Starting this semester, I find myself in a strange in-between space: I know I’m supposed to move toward a Master’s topic, but instead of clarity I mostly feel a kind of conceptual restlessness. Every idea I touch opens up into three more. I’m interested in too many things, pulled in several directions at once, e.g. visual culture, politics, public space, feminism, design as a form of intervention rather than decoration.
So choosing just one topic feels way to definite, not sure if anyone is also struggling with this as well.
But three potential directions keep returning to me. They are not fully formed, but they feel like possible starting points or loose constellations of thoughts:
1. Design Homogenization & the Global Aesthetic
One theme I keep circling around is the increasing sameness of contemporary design. Cities, ads, apps, brands or anything branded really -> everything is starting to look suspiciously uniform. Global companies rely on neutral sans-serifs, minimal palettes, clean universality. Instagram trends travel faster than local cultures can react.
This makes me wonder:
- What gets lost when visual culture becomes globally streamlined?
- How do local identities survive within systems that reward sameness?
- And what does “authenticity” even mean when aesthetics circulate so fast?
This topic pulls me in because it sits between design, culture, and the politics of globalization and because I feel this tension personally every time I walk through a city and can’t tell where I am anymore.
2. Posters as Social Touchpoints
A second direction came to me by being showered with content about the pudding mit gabel events or the look-a like contests that all started because of some “badly” designed poster. Therefore, I’ve realized that posters don’t just communicate but they connect. They create tiny moments like someone stops, someone smiles, someone takes a photo, someone feels seen or irritated or even big moments like big events and community buildings. These different interactions fascinate me.
I’m curious about:
- How analogue media can trigger social encounters
- What kinds of posters invite participation or emotional response
- Why physical touchpoints feel increasingly valuable in an overstimulated digital world
This approach would let me stay close to the city as a living laboratory, observing how design behaves “in the wild,” and how people respond to different visuals and what they will act upon.
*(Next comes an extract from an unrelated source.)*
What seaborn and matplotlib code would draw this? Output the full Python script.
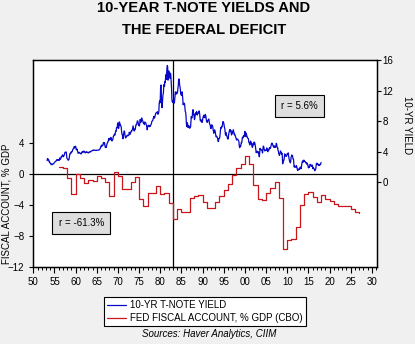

3. Visual Protest & Everyday Feminist Interventions
The third direction ties into my long-standing interest in feminist protest. Not the big marches or iconic placards, but the small gestures – subtle, low-budget interventions that slip into daily life: stickers, posters in odd corners, tiny disruptions that shift the energy of a space. Basically what I have been researching for the past two semesters as well. I’ve been noticing how powerful these micro-protests can be, especially in gendered environments where a lot remains unspoken.
Some questions that orbit this theme:
- How does subtle visual resistance reshape public space?
- Which aesthetics make feminist protest feel urgent, playful, or subversive?
- What happens when protest becomes intimate rather than spectacular?
This line of thinking feels personal, political, and directly connected to the work I’ve been doing over the past months.
And Now?
Now I just have to decide… If anyone is reading these blogposts, I’d love to hear some opinions :)) (Actually might not even chose between these three ideas, even during writing this post, I got a few more ideas)
Hi Lina!
I feel your struggle and can really relate to having too many ideas.
The three you wrote down here are all super interesting and great topics for your thesis.
Don’t know if this helps or makes things more complicated or if it even makes sense at all. But I thought I’d just drop my thoughts here:
What if you combine idea 1 and 3? And kind of compare the uniformity of global design to subtle protest designs. Maybe you could focus more on topic 3 because I think there is less research in that field (maybe I’m wrong). I feel like because the uniformity of everything actually creates space for the space to protest bc it stands out just by looking different.